McDonald's is opening its first Hamburger University in Shanghai today, and the fast-food chain said it plans to double the number of franchises in China to 2,000 over the next three years.
Shares of McDonald's were up 31 cents to $67.38. The stock hit $67.49 earlier in the session, an all-time high, on the news.
China is the fastest-growing global market for McDonald's, and company executives expect sales to grow at a 10% annualized rate this year, much better than the modest 2% to 3% growth in the U.S. and flat sales in Europe.
McDonald's has been in China for 20 years, and it currently has more than 60,000 employees in more than 1,100 restaurants in mainland China.
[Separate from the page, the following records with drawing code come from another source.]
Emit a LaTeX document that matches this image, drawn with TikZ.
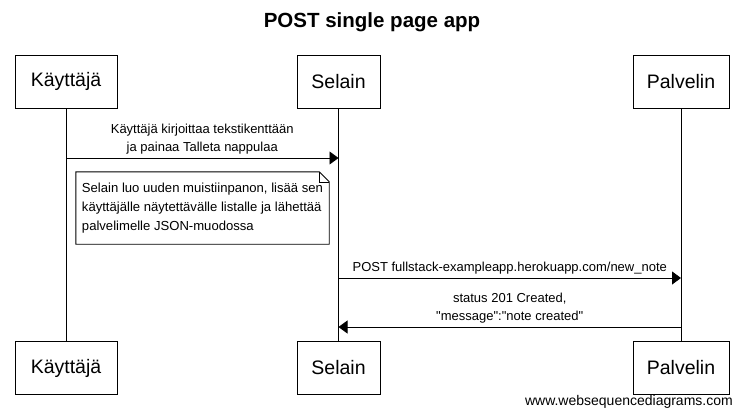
\documentclass[tikz,border=0pt]{standalone}
\usepackage{fontspec}
\setmainfont{Liberation Sans}
\usepackage{xcolor}
\usepackage{tikz}
\usetikzlibrary{arrows.meta,positioning,calc}
\definecolor{Ink}{HTML}{000000}

\begin{document}
\begin{tikzpicture}[x=1pt,y=-1pt,font=\fontsize{13}{18}\selectfont,
    actor/.style={draw=Ink,line width=1pt,minimum height=53pt,font=\fontsize{19.5}{22}\selectfont},
    msg/.style={-{Triangle[length=9pt,width=13pt]},line width=0.9pt,Ink},
    lbl/.style={align=center,inner sep=3pt}]
  \useasboundingbox (0,0) rectangle (743,418);
  \node[font=\bfseries\fontsize{20.5}{24}\selectfont] (title) at (372,22) {POST single page app};
  \foreach \n/\t/\x/\w in {kay/Käyttäjä/66/102,sel/Selain/338.5/83,pal/Palvelin/681/96} {
    \node[actor,minimum width=\w pt] (\n top) at (\x,81.5) {\t};
    \node[actor,minimum width=\w pt] (\n bot) at (\x,368) {\t};
    \draw[line width=0.8pt,Ink] (\n top) -- (\n bot);
  }
  % points on the lifelines
  \coordinate (k1) at (kaytop.south |- 0,158);
  \coordinate (s1) at (seltop.south |- 0,158);
  \coordinate (s2) at (seltop.south |- 0,278);
  \coordinate (p2) at (paltop.south |- 0,278);
  \coordinate (p3) at (paltop.south |- 0,327);
  \coordinate (s3) at (seltop.south |- 0,327);
  \draw[msg] (k1) -- (s1) node[midway,above,lbl] (m1) {Käyttäjä kirjoittaa tekstikenttään\\ja painaa Talleta nappulaa};
  \node[fill=white,align=left,inner xsep=5pt,minimum width=253pt,minimum height=72pt,
    font=\fontsize{13.1}{19}\selectfont] (note) at (202.5,208)
    {Selain luo uuden muistiinpanon, lisää sen\\käyttäjälle näytettävälle listalle ja lähettää\\palvelimelle JSON-muodossa};
  \draw[line width=0.9pt,Ink] (note.north west) -- ([xshift=-10pt]note.north east) -- ([yshift=-10pt]note.north east)
    -- (note.south east) -- (note.south west) -- cycle;
  \draw[line width=0.6pt,Ink] ([xshift=-10pt]note.north east) -- ([xshift=-10pt,yshift=-10pt]note.north east) -- ([yshift=-10pt]note.north east);
  \draw[msg] (s2) -- (p2) node[midway,above,lbl] (m2) {POST fullstack-exampleapp.herokuapp.com/new\_note};
  \draw[msg] (p3) -- (s3) node[midway,above,lbl] (m3) {status 201 Created,\\\textquotedbl message\textquotedbl:\textquotedbl note created\textquotedbl};
  \node[anchor=east,inner sep=0pt,font=\fontsize{14}{16}\selectfont] (wsd) at (733,402) {www.websequencediagrams.com};
\end{tikzpicture}
\end{document}
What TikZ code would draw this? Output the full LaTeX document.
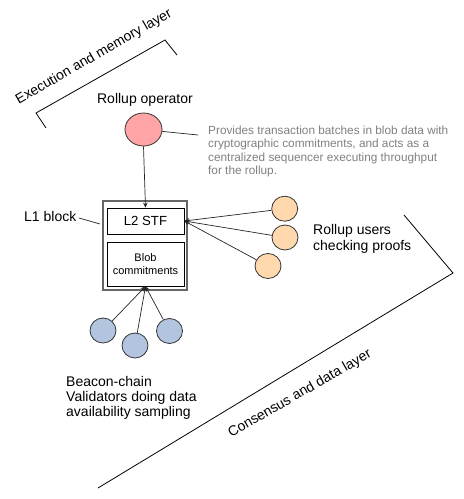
\documentclass[tikz,border=0pt]{standalone}
\usepackage{fontspec}
\setmainfont{Liberation Sans}
\usetikzlibrary{shapes.geometric,arrows.meta}
\definecolor{redfill}{HTML}{FFA5A8}
\definecolor{peach}{HTML}{FFD9AD}
\definecolor{bluefill}{HTML}{B3C5DE}
\definecolor{graytext}{HTML}{808080}
\begin{document}
\begin{tikzpicture}[x=1pt,y=-1pt,
  lbl/.style={font=\fontsize{14}{15.3}\selectfont, align=left, inner sep=0pt},
  note/.style={font=\fontsize{11.8}{13.6}\selectfont, text=graytext, align=left, inner sep=0pt},
  dot/.style={ellipse, draw=black!80, line width=0.8pt, inner sep=0pt, minimum width=26pt, minimum height=25pt},
  box/.style={draw=black, line width=0.8pt, inner sep=0pt, align=center},
  conn/.style={draw=black!85, line width=0.7pt},
  arr/.style={conn, -{Stealth[length=5pt,width=4.5pt]}},
  bracket/.style={draw=black, line width=0.8pt}
]
\useasboundingbox (0,0) rectangle (464,499);

% top bracket: execution and memory layer
\coordinate (ea) at (46,128);
\coordinate (eb) at (36,113);
\coordinate (ec) at (165,40);
\coordinate (ed) at (177,55);
\draw[bracket] (ea) -- (eb) -- (ec) -- (ed);
\node[lbl, rotate=30] (exec) at (94,57) {Execution and memory layer};

% bottom bracket: consensus and data layer
\coordinate (ca) at (404,215);
\coordinate (cb) at (453,273);
\coordinate (cc) at (98,488);
\draw[bracket] (ca) -- (cb) -- (cc);
\node[lbl, rotate=30] (cons) at (300,394) {Consensus and data layer};

% rollup operator
\node[lbl, anchor=base] (opl) at (145,103) {Rollup operator};
\node[ellipse, draw=black!80, line width=0.8pt, fill=redfill, inner sep=0pt,
      minimum width=37pt, minimum height=33pt] (op) at (143.5,129.5) {};
\node[note, anchor=west] (desc) at (208,151.5) {Provides transaction batches in blob data with\\cryptographic commitments, and acts as a\\centralized sequencer executing throughput\\for the rollup.};
\coordinate (descpt) at (198,135);
\draw[conn] (op) -- (descpt);

% L1 block
\node[draw=black!60, line width=1.2pt, minimum width=84pt, minimum height=89pt, inner sep=0pt] (l1) at (145,245.5) {};
\node[box, minimum width=77pt, minimum height=26pt, font=\fontsize{13.2}{15}\selectfont] (stf) at (145.5,221) {L2 STF};
\node[box, minimum width=77pt, minimum height=44pt, font=\fontsize{11}{13}\selectfont] (blob) at (145.5,264) {Blob\\commitments};
\node[lbl, anchor=base west] (l1l) at (24,221) {L1 block};
\coordinate (l1a) at (79,218);
\coordinate (l1b) at (100,224);
\draw[conn] (l1a) -- (l1b);

\draw[arr] (op.south) -- (stf.north);

% rollup users
\node[dot, fill=peach] (u1) at (284.7,208.7) {};
\node[dot, fill=peach] (u2) at (285,237.5) {};
\node[dot, fill=peach] (u3) at (268,266) {};
\draw[arr] (u1) -- (stf.east);
\draw[arr] (u2) -- (stf.east);
\draw[arr] (u3) -- (stf.east);
\node[lbl, anchor=west] (ul) at (313,239) {Rollup users\\checking proofs};

% validators
\node[dot, fill=bluefill] (v1) at (103,330.5) {};
\node[dot, fill=bluefill] (v2) at (135,345.5) {};
\node[dot, fill=bluefill] (v3) at (169.5,331) {};
\draw[arr] (v1) -- (blob.south);
\draw[arr] (v2) -- (blob.south);
\draw[arr] (v3) -- (blob.south);
\node[lbl, anchor=west] (vl) at (66,398) {Beacon-chain\\Validators doing data\\availability sampling};
\end{tikzpicture}
\end{document}
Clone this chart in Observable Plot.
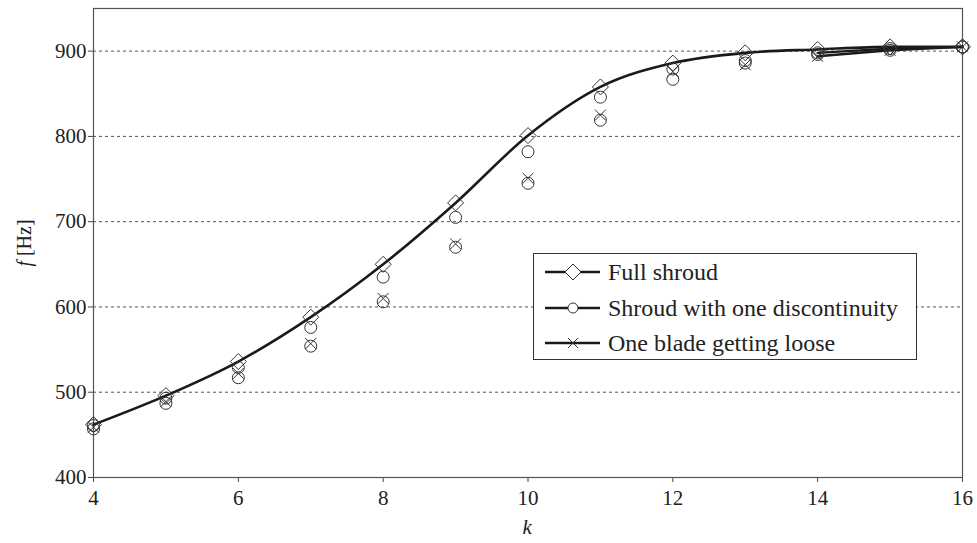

The Hamburger University will not be a place where people only study burgers and fries, but rather a place where new managers can be trained. McDonald's and dozens of other multinational companies have been working to develop local talent in overseas markets.
A survey of 202 multinational companies said they are changing strategies to adapt to rising costs and high employee turnover, according to The American Chamber of Commerce.
The Shanghai Hamburger University is the seventh such global outpost for McDonald's, and its goal is to have 5,000 graduates over the next five years. "We will do our best to be the Harvard for our industry," the school's dean, Susanna Li, told the U.K.'s Telegraph.
China's informal eating-out market is about $300 billion-a-year, said Tim Fenton, the company's president for Asia, Pacific, Middle East and Africa, according to The Associated Press.
"It's because of China's strategic importance to McDonald's that we have chosen to have our new Hamburger University in Shanghai," Fenton said. "We have to get ahead of the people curve."